The tribunal did not find any merit in Silver Ridge’s expropriation claim, noting that “at the moment of the adoption and entry into force of the Fifth Energy Account, accession to the 2013 tariff was a mere aspiration on the part of the Claimant, but not a ‘right’ in the meaning of the Electrabel v. Hungary decision, of which the Claimant would have been deprived” (para. 610).
The tribunal found no breach of the FET standard with respect to the introduction of administrative fees either. In particular, the tribunal recalled its previous findings in respect of the reasonableness of the administrative fee and its foreseeability. The tribunal was also satisfied that the measure was proportionate since “the administrative management fee consists in a relatively low amount, exceeding half of a percent of the incentives received by the Claimant” (para. 624).
Decision and costs
The tribunal unanimously rejected Italy’s jurisdictional objections, as well as Silver Ridge’s claims with respect of the Romani Decree and the Fifth Energy Account. A majority of the tribunal also dismissed Silver Ridge’s claims in respect of the Spalma-incentivi Decree.
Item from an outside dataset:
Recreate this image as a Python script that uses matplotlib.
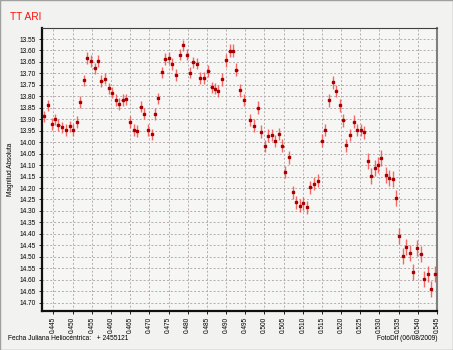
import numpy as np
import matplotlib
matplotlib.use("Agg")
from matplotlib import pyplot as plt

# fecha juliana heliocentrica - 2455121
hjd = [0.4426, 0.4436, 0.4445, 0.4454, 0.4463, 0.4473, 0.4482, 0.4492, 0.4501, 0.4511,
       0.4520, 0.4529, 0.4538, 0.4548, 0.4557, 0.4567, 0.4575, 0.4584, 0.4594, 0.4603,
       0.4612, 0.4621, 0.4630, 0.4640, 0.4649, 0.4659, 0.4668, 0.4677, 0.4687, 0.4696,
       0.4706, 0.4715, 0.4723, 0.4733, 0.4742, 0.4751, 0.4760, 0.4769, 0.4780, 0.4788,
       0.4797, 0.4807, 0.4815, 0.4825, 0.4833, 0.4843, 0.4854, 0.4862, 0.4871, 0.4880,
       0.4890, 0.4900, 0.4909, 0.4918, 0.4927, 0.4936, 0.4946, 0.4963, 0.4973, 0.4982,
       0.4992, 0.5001, 0.5010, 0.5019, 0.5028, 0.5038, 0.5047, 0.5054, 0.5065, 0.5075,
       0.5083, 0.5093, 0.5101, 0.5112, 0.5120, 0.5130, 0.5140, 0.5149, 0.5159, 0.5169,
       0.5178, 0.5187, 0.5196, 0.5206, 0.5213, 0.5224, 0.5233, 0.5242, 0.5251, 0.5260,
       0.5269, 0.5279, 0.5288, 0.5297, 0.5305, 0.5316, 0.5324, 0.5334, 0.5344, 0.5351,
       0.5361, 0.5370, 0.5380, 0.5388, 0.5398, 0.5407, 0.5416, 0.5426, 0.5434, 0.5445]
mag = [13.887, 13.839, 13.920, 13.900, 13.925, 13.935, 13.947, 13.931, 13.947, 13.913,
       13.825, 13.730, 13.633, 13.645, 13.678, 13.645, 13.733, 13.723, 13.765, 13.784,
       13.816, 13.834, 13.816, 13.813, 13.913, 13.946, 13.951, 13.845, 13.876, 13.947,
       13.966, 13.877, 13.809, 13.695, 13.637, 13.632, 13.660, 13.706, 13.618, 13.578,
       13.618, 13.697, 13.652, 13.658, 13.720, 13.720, 13.690, 13.761, 13.767, 13.777,
       13.725, 13.643, 13.601, 13.601, 13.684, 13.774, 13.816, 13.903, 13.928, 13.850,
       13.954, 14.017, 13.972, 13.969, 13.995, 13.964, 14.016, 14.130, 14.066, 14.219,
       14.263, 14.277, 14.267, 14.284, 14.197, 14.181, 14.168, 13.994, 13.947, 13.817,
       13.738, 13.777, 13.839, 13.905, 14.014, 13.969, 13.911, 13.947, 13.947, 13.957,
       14.082, 14.149, 14.112, 14.100, 14.071, 14.143, 14.156, 14.162, 14.242, 14.408,
       14.497, 14.457, 14.485, 14.565, 14.462, 14.489, 14.597, 14.575, 14.642, 14.575]
err = [0.025] * 50 + [0.028] * 40 + [0.035] * 20

yticks = np.round(np.arange(13.55, 14.701, 0.05), 2)
xticks = np.round(np.arange(0.445, 0.5451, 0.005), 3)

plt.rcParams['font.family'] = ['Liberation Sans', 'DejaVu Sans']

fig = plt.figure(figsize=(4.53, 3.5), dpi=100, facecolor='#f2f2f0')
ax = fig.add_axes([0.0927, 0.1123, 0.8720, 0.8077], facecolor='#f6f6f4')

# barras de error (mas claras) y luego los puntos
ax.errorbar(hjd, mag, yerr=err, fmt='none', ecolor='#f45050', elinewidth=1.0,
            alpha=0.85, capsize=0, zorder=3)
ax.errorbar(hjd, mag, xerr=0.00028, fmt='s', ms=1.9, mfc='#a80000', mec='#a80000',
            ecolor='#e02020', elinewidth=0.8, capsize=0, zorder=4)

ax.set_xlim(0.4420, 0.5450)
ax.set_ylim(14.735, 13.502)
ax.set_xticks(xticks)
ax.set_xticklabels(['%.3f' % v for v in xticks], rotation=90, fontsize=4.7)
ax.set_yticks(yticks)
ax.set_yticklabels(['%.2f' % v for v in yticks], fontsize=4.7)
ax.tick_params(length=2.5, width=0.6, pad=2)
ax.grid(True, color='#b4acac', linestyle=(0, (2, 2)), linewidth=0.7)

for s in ['left', 'bottom']:
    ax.spines[s].set_linewidth(1.6)
    ax.spines[s].set_color('#101010')
ax.spines['top'].set_linewidth(0.8)
ax.spines['top'].set_color('#404040')
ax.spines['right'].set_linewidth(1.5)
ax.spines['right'].set_color('#808080')

ax.set_ylabel('Magnitud Absoluta', fontsize=4.7, labelpad=4)

fig.text(0.022, 0.965, 'TT ARI', color='#ff1010', fontsize=7.3, va='top', ha='left')
fig.text(0.018, 0.034, 'Fecha Juliana Heliocéntrica:   + 2455121', fontsize=4.8, va='center')
fig.text(0.966, 0.034, 'FotoDif (06/08/2009)', fontsize=4.8, va='center', ha='right')

fig.patches.append(plt.Rectangle((0, 0), 1, 1, transform=fig.transFigure, fill=False,
                                 edgecolor='#a0a0a0', linewidth=1.0))

fig.savefig('out.png', dpi=100, facecolor=fig.get_facecolor())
The tribunal ordered the parties to bear half of the arbitration costs and their legal fees. In arriving at this decision, the tribunal noted that while Silver Ridge’s case had failed on the merits, Italy’s “objections and request [on jurisdictional matters] significantly contributed to the overall costs of the proceedings” (para. 636).
Notes: The tribunal was composed of Bruno Simma (president, appointed by the parties, German/Austrian national), O. Thomas Johnson (claimant’s nominee, U.S. national), and Bernardo M. Cremades (respondent’s nominee, Spanish national). The award is available at https://www.italaw.com/sites/default/files/case-documents/italaw16138.pdf
The author of this piece has elected to contribute anonymously.